# [GIVEN TASK]
What is needed is an exact copy of the lines from the line containing "Give me the matplotlib source for this chart." to the line containing "plt.rcParams['lines.scale_dashes'] = False", both lines included, and nothing else.

# [RECORDS]
"""

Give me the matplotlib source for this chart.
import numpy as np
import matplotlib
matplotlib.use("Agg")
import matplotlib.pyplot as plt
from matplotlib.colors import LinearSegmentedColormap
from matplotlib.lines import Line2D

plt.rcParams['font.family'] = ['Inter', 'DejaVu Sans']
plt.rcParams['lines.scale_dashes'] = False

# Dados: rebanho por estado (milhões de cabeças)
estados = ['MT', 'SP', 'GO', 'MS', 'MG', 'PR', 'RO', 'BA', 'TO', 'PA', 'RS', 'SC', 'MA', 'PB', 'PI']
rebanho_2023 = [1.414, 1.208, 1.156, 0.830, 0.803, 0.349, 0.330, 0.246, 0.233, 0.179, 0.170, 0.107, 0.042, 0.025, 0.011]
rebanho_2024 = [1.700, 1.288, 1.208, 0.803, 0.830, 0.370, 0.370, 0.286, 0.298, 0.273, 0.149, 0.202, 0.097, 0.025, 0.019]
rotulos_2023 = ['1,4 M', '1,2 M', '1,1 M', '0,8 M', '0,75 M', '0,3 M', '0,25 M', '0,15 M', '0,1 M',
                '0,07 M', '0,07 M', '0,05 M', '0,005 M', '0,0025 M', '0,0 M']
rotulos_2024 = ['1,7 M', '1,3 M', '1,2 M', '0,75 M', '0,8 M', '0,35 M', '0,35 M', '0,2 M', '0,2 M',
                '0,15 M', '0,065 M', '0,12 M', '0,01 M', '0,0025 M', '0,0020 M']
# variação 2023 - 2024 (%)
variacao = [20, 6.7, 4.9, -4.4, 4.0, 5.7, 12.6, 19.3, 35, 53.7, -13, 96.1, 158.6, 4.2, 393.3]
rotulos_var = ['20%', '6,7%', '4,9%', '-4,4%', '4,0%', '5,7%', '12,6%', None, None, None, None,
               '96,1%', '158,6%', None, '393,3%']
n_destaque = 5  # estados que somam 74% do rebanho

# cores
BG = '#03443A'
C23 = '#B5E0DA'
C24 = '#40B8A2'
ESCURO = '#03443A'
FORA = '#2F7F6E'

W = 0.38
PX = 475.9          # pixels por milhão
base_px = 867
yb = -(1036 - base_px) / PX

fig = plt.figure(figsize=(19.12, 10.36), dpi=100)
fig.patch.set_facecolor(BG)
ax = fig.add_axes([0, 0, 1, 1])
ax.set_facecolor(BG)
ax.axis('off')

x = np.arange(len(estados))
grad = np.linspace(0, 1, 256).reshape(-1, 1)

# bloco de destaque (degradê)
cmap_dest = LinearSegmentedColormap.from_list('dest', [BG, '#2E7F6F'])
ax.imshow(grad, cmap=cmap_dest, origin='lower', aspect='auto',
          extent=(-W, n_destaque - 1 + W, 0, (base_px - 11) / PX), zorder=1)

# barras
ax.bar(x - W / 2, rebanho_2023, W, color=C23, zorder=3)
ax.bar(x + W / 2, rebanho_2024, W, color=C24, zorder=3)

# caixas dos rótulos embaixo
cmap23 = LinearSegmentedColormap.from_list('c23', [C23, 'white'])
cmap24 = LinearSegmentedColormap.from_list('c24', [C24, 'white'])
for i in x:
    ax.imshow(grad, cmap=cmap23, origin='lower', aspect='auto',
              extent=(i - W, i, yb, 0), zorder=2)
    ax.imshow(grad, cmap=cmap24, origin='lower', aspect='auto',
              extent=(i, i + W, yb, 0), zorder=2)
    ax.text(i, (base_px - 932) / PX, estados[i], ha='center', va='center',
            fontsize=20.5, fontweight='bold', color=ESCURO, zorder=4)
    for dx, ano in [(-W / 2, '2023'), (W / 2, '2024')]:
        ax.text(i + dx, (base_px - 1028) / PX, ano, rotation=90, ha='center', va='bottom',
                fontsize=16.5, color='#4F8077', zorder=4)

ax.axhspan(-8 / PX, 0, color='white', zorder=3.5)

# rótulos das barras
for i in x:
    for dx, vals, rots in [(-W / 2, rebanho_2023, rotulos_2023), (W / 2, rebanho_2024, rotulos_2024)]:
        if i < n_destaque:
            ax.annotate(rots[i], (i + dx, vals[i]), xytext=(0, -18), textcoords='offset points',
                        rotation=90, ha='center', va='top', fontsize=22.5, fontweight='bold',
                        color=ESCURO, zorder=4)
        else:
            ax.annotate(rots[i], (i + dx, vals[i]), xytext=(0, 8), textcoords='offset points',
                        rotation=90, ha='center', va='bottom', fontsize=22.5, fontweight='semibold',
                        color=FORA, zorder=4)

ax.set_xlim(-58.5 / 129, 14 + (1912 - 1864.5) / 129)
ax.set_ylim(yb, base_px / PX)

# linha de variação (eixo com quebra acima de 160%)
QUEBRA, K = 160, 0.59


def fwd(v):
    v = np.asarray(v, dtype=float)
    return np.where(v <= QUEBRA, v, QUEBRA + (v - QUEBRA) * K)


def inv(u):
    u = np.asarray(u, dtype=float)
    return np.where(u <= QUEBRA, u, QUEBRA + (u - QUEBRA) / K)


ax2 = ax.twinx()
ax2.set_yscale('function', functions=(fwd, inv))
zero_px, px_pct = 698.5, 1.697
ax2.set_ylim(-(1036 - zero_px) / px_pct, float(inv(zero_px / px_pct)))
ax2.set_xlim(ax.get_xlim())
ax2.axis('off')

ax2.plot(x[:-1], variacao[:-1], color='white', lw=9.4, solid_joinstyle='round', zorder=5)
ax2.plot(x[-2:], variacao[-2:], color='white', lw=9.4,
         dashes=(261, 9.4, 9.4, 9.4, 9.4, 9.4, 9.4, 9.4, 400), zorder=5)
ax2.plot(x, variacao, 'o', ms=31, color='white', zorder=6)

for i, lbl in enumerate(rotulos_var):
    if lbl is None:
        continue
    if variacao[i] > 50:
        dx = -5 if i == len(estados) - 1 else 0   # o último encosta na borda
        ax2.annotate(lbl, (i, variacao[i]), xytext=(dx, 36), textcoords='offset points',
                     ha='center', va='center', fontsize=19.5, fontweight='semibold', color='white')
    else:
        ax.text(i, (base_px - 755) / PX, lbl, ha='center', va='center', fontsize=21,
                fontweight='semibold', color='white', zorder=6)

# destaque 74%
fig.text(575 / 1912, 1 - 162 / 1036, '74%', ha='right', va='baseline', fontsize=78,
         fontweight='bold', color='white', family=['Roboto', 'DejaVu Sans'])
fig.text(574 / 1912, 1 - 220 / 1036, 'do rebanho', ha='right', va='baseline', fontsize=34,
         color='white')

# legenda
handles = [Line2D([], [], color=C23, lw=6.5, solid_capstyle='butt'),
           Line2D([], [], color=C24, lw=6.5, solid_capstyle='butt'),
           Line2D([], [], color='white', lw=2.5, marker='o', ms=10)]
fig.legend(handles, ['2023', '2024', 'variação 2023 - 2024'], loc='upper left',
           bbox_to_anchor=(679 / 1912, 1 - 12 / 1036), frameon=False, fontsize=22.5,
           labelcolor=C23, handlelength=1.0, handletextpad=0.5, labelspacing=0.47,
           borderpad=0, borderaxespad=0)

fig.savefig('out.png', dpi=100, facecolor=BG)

"""
"""

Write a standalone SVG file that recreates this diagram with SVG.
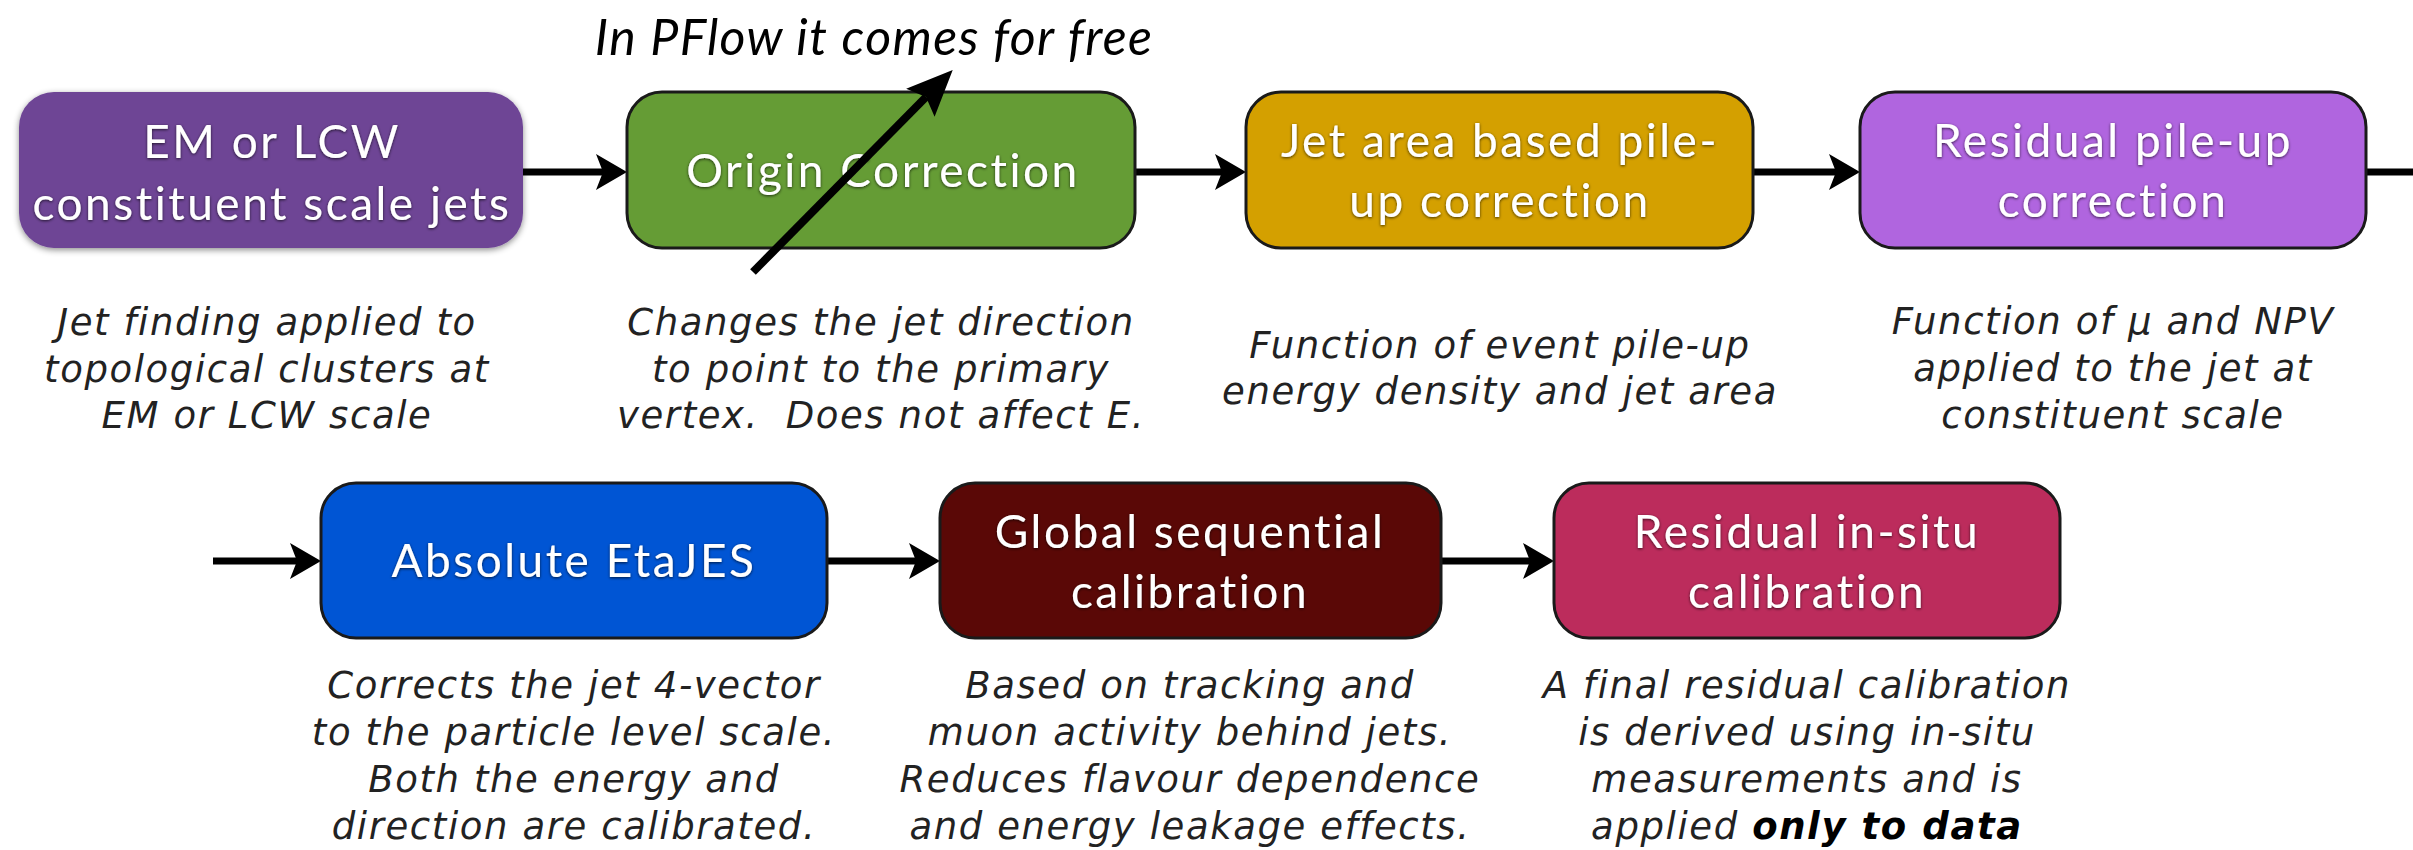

"""
"""

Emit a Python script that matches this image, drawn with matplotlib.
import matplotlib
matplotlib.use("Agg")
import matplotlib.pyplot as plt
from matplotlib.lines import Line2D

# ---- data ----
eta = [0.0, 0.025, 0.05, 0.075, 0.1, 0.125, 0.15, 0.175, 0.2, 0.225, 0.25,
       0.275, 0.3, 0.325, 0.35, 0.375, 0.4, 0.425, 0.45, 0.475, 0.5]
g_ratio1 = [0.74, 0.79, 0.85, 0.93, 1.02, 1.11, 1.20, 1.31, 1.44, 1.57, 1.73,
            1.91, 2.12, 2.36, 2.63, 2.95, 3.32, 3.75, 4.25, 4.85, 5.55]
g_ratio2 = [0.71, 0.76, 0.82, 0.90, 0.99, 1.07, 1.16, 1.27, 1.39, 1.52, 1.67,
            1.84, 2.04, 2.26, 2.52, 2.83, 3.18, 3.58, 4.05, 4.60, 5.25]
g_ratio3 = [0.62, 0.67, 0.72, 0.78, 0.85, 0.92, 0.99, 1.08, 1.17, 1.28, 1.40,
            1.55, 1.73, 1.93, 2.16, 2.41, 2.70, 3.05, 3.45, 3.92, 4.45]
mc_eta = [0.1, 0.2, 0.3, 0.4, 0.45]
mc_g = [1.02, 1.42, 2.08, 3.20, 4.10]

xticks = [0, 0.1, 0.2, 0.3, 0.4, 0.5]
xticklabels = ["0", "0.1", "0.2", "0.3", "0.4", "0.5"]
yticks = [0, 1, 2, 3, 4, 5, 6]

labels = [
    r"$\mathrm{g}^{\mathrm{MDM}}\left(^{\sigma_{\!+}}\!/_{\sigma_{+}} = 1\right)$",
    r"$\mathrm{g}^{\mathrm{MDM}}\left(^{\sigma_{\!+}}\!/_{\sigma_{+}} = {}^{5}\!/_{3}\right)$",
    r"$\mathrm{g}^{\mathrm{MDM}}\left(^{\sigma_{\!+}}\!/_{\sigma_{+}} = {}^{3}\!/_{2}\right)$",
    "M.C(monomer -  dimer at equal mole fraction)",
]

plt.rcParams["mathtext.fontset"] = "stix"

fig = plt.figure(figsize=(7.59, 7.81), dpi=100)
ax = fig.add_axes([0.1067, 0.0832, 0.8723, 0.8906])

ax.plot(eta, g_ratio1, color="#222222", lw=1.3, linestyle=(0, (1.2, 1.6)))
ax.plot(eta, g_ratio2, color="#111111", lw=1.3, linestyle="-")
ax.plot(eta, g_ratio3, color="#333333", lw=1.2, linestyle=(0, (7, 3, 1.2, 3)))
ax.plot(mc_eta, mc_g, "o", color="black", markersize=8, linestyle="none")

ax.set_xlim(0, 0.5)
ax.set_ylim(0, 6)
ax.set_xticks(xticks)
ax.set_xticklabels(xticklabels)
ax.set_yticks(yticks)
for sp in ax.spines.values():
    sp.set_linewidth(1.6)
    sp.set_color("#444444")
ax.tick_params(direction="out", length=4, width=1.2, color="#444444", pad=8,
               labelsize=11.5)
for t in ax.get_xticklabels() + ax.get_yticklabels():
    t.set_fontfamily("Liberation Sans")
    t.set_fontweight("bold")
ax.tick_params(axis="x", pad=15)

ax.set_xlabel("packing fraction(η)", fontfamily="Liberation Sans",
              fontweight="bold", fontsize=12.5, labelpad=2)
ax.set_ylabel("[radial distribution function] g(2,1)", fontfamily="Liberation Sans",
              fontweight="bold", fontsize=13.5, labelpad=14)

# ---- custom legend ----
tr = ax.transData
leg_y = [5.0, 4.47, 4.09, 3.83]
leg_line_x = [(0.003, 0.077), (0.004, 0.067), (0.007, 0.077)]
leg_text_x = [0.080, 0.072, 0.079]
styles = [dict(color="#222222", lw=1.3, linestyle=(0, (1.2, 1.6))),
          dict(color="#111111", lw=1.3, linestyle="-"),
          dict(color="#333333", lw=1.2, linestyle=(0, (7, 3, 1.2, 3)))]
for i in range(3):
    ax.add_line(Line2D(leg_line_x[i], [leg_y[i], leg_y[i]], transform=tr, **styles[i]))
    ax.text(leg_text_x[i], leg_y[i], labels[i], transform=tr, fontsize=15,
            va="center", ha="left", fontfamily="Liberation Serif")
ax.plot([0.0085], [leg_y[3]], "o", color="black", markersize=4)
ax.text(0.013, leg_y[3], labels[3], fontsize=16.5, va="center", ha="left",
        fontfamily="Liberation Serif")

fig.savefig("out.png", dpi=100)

"""

# [THE RESPONSE]
Give me the matplotlib source for this chart.
import numpy as np
import matplotlib
matplotlib.use("Agg")
import matplotlib.pyplot as plt
from matplotlib.colors import LinearSegmentedColormap
from matplotlib.lines import Line2D

plt.rcParams['font.family'] = ['Inter', 'DejaVu Sans']
plt.rcParams['lines.scale_dashes'] = False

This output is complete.